I think that may be your current issue.

You set the trim speed when the electrical system probably had a higher voltage than what you have now, so the trim motor was set at that time to a minimum torque (speed). Now that you have more electrical load, your overall voltage is lower than it used to be ... so you are now likely getting even less torque from the trim motor causing it to stall out under load.

My guess is if you were to adjust the full up to full down trim travel speed to the Van's suggested 25 - 30 seconds you will likely find the problem will disappear.

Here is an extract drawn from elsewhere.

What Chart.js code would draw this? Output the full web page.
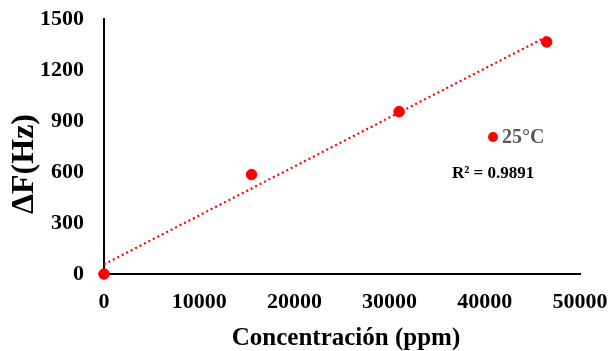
<!DOCTYPE html>
<html>
<head>
<meta charset="utf-8">
<script src="https://cdn.jsdelivr.net/npm/chart.js@4/dist/chart.umd.min.js"></script>
<style>
html,body{margin:0;padding:0;background:#fff;}
#wrap{width:612px;height:351px;position:relative;}
</style>
</head>
<body>
<div id="wrap"><canvas id="c" width="612" height="351"></canvas></div>
<script>
// Data
const concentrations = [0, 15500, 31000, 46500];       // ppm
const deltaF = [0, 585, 955, 1365];                   // Hz
const seriesLabel = '25°C';
const r2Label = 'R² = 0.9891';
const xTitle = 'Concentración (ppm)';
const yTitle = 'ΔF(Hz)';
const xTicks = [0, 10000, 20000, 30000, 40000, 50000];
const yTicks = [0, 300, 600, 900, 1200, 1500];

// Least-squares linear trendline from the points
const n = concentrations.length;
const mx = concentrations.reduce((a, b) => a + b, 0) / n;
const my = deltaF.reduce((a, b) => a + b, 0) / n;
let sxy = 0, sxx = 0;
for (let i = 0; i < n; i++) {
  sxy += (concentrations[i] - mx) * (deltaF[i] - my);
  sxx += (concentrations[i] - mx) ** 2;
}
const slope = sxy / sxx;
const intercept = my - slope * mx;
const xMinData = Math.min(...concentrations), xMaxData = Math.max(...concentrations);
const trend = [
  {x: xMinData, y: intercept + slope * xMinData},
  {x: xMaxData, y: intercept + slope * xMaxData}
];

const FONT = '"Liberation Serif", "Times New Roman", serif';

const overlay = {
  id: 'overlay',
  afterDraw(chart) {
    const ctx = chart.ctx;
    ctx.save();
    ctx.fillStyle = '#000';
    ctx.font = 'bold 32px ' + FONT;
    ctx.textAlign = 'center';
    ctx.textBaseline = 'middle';
    ctx.translate(25, 164);
    ctx.rotate(-Math.PI / 2);
    ctx.fillText(yTitle, 0, 0);
    ctx.restore();

    ctx.save();
    ctx.fillStyle = '#000';
    ctx.font = 'bold 25px ' + FONT;
    ctx.textAlign = 'center';
    ctx.textBaseline = 'middle';
    ctx.fillText(xTitle, 346, 339);

    // legend
    ctx.fillStyle = '#FF0000';
    ctx.beginPath();
    ctx.arc(493, 137, 5, 0, Math.PI * 2);
    ctx.fill();
    ctx.fillStyle = '#595959';
    ctx.font = 'bold 20px ' + FONT;
    ctx.textAlign = 'left';
    ctx.fillText(seriesLabel, 502, 138);

    // R2
    ctx.fillStyle = '#000';
    ctx.font = 'bold 17px ' + FONT;
    ctx.fillText(r2Label, 452, 174);
    ctx.restore();
  }
};

new Chart(document.getElementById('c'), {
  type: 'scatter',
  data: {
    datasets: [
      {
        type: 'line',
        label: 'trend',
        data: trend,
        borderColor: '#FF0000',
        borderWidth: 2.2,
        borderDash: [2, 3],
        pointRadius: 0,
        fill: false,
        clip: false,
        order: 2
      },
      {
        label: seriesLabel,
        data: concentrations.map((x, i) => ({x, y: deltaF[i]})),
        backgroundColor: '#FF0000',
        borderColor: '#FF0000',
        pointRadius: 5.3,
        pointHoverRadius: 5.3,
        clip: false,
        order: 1
      }
    ]
  },
  options: {
    responsive: false,
    animation: false,
    events: [],
    layout: {padding: {left: 0, right: 32, top: 19, bottom: 0}},
    plugins: {legend: {display: false}, tooltip: {enabled: false}},
    scales: {
      x: {
        type: 'linear',
        min: 0, max: 50000,
        afterBuildTicks(s) { s.ticks = xTicks.map(v => ({value: v})); },
        afterFit(s) { s.height = 77; s.paddingLeft = 0; s.paddingRight = 0; },
        grid: {display: false, drawTicks: false},
        border: {display: true, color: '#000', width: 2},
        ticks: {
          padding: 15,
          color: '#000',
          font: {family: FONT, size: 22, weight: 'bold'},
          maxRotation: 0,
          callback: v => String(v)
        }
      },
      y: {
        type: 'linear',
        min: 0, max: 1500,
        afterBuildTicks(s) { s.ticks = yTicks.map(v => ({value: v})); },
        afterFit(s) { s.width = 104; s.paddingTop = 0; s.paddingBottom = 0; },
        grid: {display: false, drawTicks: false},
        border: {display: true, color: '#000', width: 2},
        ticks: {
          padding: 20,
          color: '#000',
          font: {family: FONT, size: 22, weight: 'bold'},
          callback: v => String(v)
        }
      }
    }
  },
  plugins: [overlay]
});
</script>
</body>
</html>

Scott makes a good point about checking the voltage with a meter ... PWM circuits will read less than system voltage I forgot about that in my previous post. An O-scope would be helpful if turning up the trim speed does not help.
 
Update

Trim motor runs 30 seconds end-to-end in both directions with engine running.

Conducted 60 minute flight with just standard Vans-supplied avionics on. Couldn’t get the trim to misbehave at any speed.

Battery charging was never better than 13.7V regardless of engine speed or electrical load. The battery was 0.2V higher after landing and switching everything off. So somewhat inconclusive.

I’ve changed the voltage regulator and conducted another short flight with plenty of electrical load. Charging voltage is now 14.0V at any reasonable engine speed. I’m hoping 0.3V is enough to charge the battery in flight.